Carta Editorial

El VIH no es una condena a muerte. Pero aún es una condena social. Los antirretrovirales, siempre que se aborden con disciplina, otorgan bienestar físico. ¿Y de ahí?

La discriminación a las personas que viven con VIH sigue siendo una realidad. Por encima de todos los avances médicos y administrativos que han estabilizado la entrega de los medicamentos antirretrovirales, esa otra parte, que tiene que ver más con la educación y la empatía, sigue siendo un lastre.

Una de las maneras en las que más impacta es en el acceso a oportunidades de desarrollo. Por ejemplo, solo dos de cada 10 personas mayores de edad que viven con VIH cuentan con un empleo que les da acceso a un ingreso económico constante, a seguro social y pensión. Es necesario aclarar que muchas de ellas están contratadas en puestos que guardan relación con cómo prevenir o cómo vivir con este diagnóstico. Fuera de esta especie de campo conquistado, en la empresa privada y en el mismo Gobierno las oportunidades son muy limitadas.

Cuesta dar crédito a representantes de asociaciones cuando señalan que han escuchado testimonios sobre gente que sigue creyendo que hay un riesgo de transmisión por manipulación de alimentos.

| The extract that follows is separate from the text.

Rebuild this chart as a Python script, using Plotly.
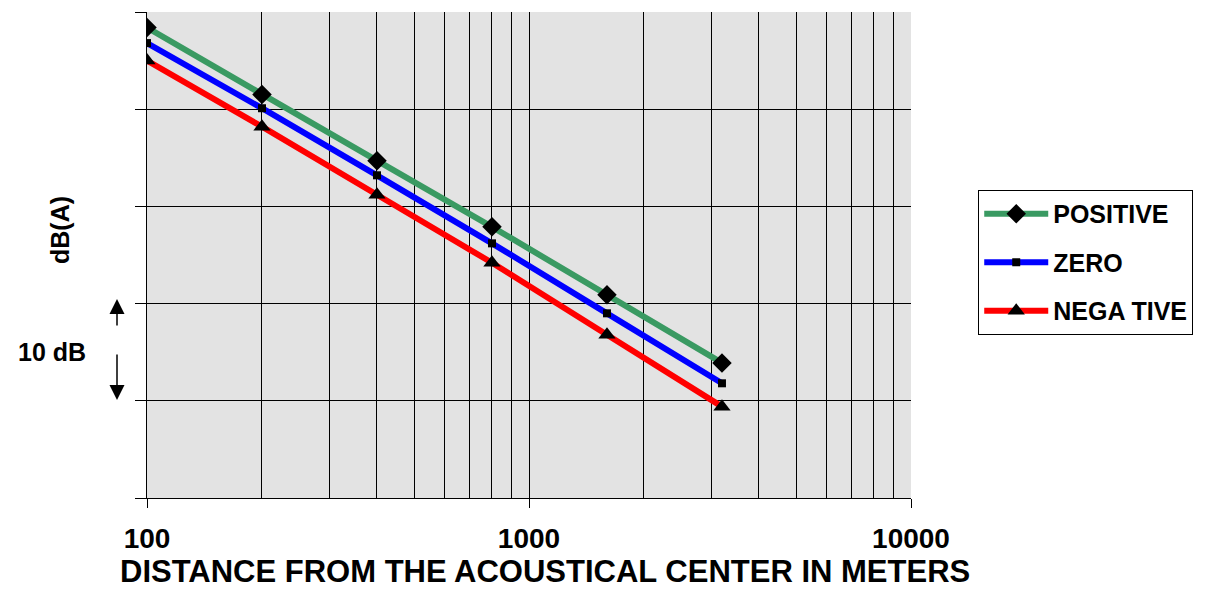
import plotly.graph_objects as go

# ---- data ----
distance_m = [100, 200, 400, 800, 1600, 3200]
positive_db = [48.4, 41.5, 34.7, 27.9, 20.9, 13.9]
zero_db = [46.8, 40.1, 33.2, 26.2, 19.0, 11.8]
negative_db = [45.0, 38.2, 31.2, 24.2, 16.8, 9.4]

series_names = ["POSITIVE", "ZERO", "NEGA TIVE"]
x_major_ticks = [100, 1000, 10000]
x_major_labels = ["100", "1000", "10000"]
x_minor_ticks = [200, 300, 400, 500, 600, 700, 800, 900,
                 2000, 3000, 4000, 5000, 6000, 7000, 8000, 9000]
y_ticks = [0, 10, 20, 30, 40, 50]

FONT = "Liberation Sans, Arial, sans-serif"

fig = go.Figure()
styles = [
    (positive_db, "#3a9a62", "diamond", 15),
    (zero_db, "#0000ff", "square", 8),
    (negative_db, "#ff0000", "triangle-up", 15),
]
for name, (vals, col, sym, sz) in zip(series_names, styles):
    fig.add_trace(go.Scatter(
        x=distance_m, y=vals, name="<b>" + name + "</b>", legendgroup=name,
        mode="lines+markers",
        line=dict(color=col, width=6),
        marker=dict(symbol=sym, size=sz, color="black"),
    ))

fig.update_layout(
    width=1211, height=591,
    margin=dict(l=147, r=300, t=12, b=93),
    paper_bgcolor="white",
    plot_bgcolor="#e3e3e3",
    showlegend=True,
    legend=dict(
        x=1.088, y=0.634, xanchor="left", yanchor="top",
        bgcolor="white", bordercolor="black", borderwidth=1,
        font=dict(family=FONT, size=25, color="black"),
        traceorder="grouped", tracegroupgap=13, itemwidth=64,
    ),
    xaxis=dict(
        type="log", range=[2, 4],
        tickvals=x_major_ticks, ticktext=["<b>" + t + "</b>" for t in x_major_labels],
        ticks="outside", ticklen=9, tickcolor="black", tickwidth=1,
        ticklabelstandoff=6,
        tickfont=dict(family=FONT, size=28, color="black"),
        showgrid=True, gridcolor="black", gridwidth=1,
        minor=dict(tickvals=x_minor_ticks, showgrid=True,
                   gridcolor="black", gridwidth=1, ticks=""),
        showline=True, linecolor="black", linewidth=1,
        zeroline=False,
    ),
    yaxis=dict(
        range=[0, 50], tickvals=y_ticks, showticklabels=False,
        ticks="outside", ticklen=11, tickcolor="black", tickwidth=1,
        showgrid=True, gridcolor="black", gridwidth=1,
        showline=True, linecolor="black", linewidth=1,
        zeroline=False,
    ),
    annotations=[
        dict(text="<b>DISTANCE FROM THE ACOUSTICAL CENTER IN METERS</b>",
             xref="paper", yref="paper", x=(545 - 147) / 764, y=-(571 - 498) / 486,
             xanchor="center", yanchor="middle", showarrow=False,
             font=dict(family=FONT, size=31, color="black")),
        dict(text="<b>dB(A)</b>", xref="paper", yref="paper",
             x=(60 - 147) / 764, y=(498 - 230) / 486, textangle=-90,
             xanchor="center", yanchor="middle", showarrow=False,
             font=dict(family=FONT, size=25, color="black")),
        dict(text="<b>10 dB</b>", xref="paper", yref="paper",
             x=(52 - 147) / 764, y=(498 - 352) / 486,
             xanchor="center", yanchor="middle", showarrow=False,
             font=dict(family=FONT, size=25, color="black")),
        dict(text="", xref="paper", yref="paper",
             x=(117 - 147) / 764, y=(498 - 299) / 486, ax=0, ay=28,
             showarrow=True, arrowhead=2, arrowsize=2, arrowwidth=1.5,
             arrowcolor="black"),
        dict(text="", xref="paper", yref="paper",
             x=(117 - 147) / 764, y=(498 - 400) / 486, ax=0, ay=-47,
             showarrow=True, arrowhead=2, arrowsize=2, arrowwidth=1.5,
             arrowcolor="black"),
    ],
)

fig.write_html("out.html")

Pero en el despacho de las autoridades de salud pública, el cuento no es diferente. Ahí, en donde se manejan los hilos de la estrategia para el abordaje médico, también se habla de un tipo de discriminación que impera en empresas o instituciones en donde los empleados se niegan a compartir mesa o espacios comunes con alguien que vive con VIH. En estas actitudes queda claro que el miedo sin fundamentos no ha sido derrotado.

El VIH no es una condena a muerte, pero aún es una condena social. Los antirretrovirales, siempre que se aborden con disciplina, otorgan bienestar físico. ¿Y de ahí? ¿Es la norma vivir abiertamente con VIH y optar por oportunidades de estudio y empleo? No.

La misión todavía no está completa. Falta alcanzar el éxito en la parte más difícil.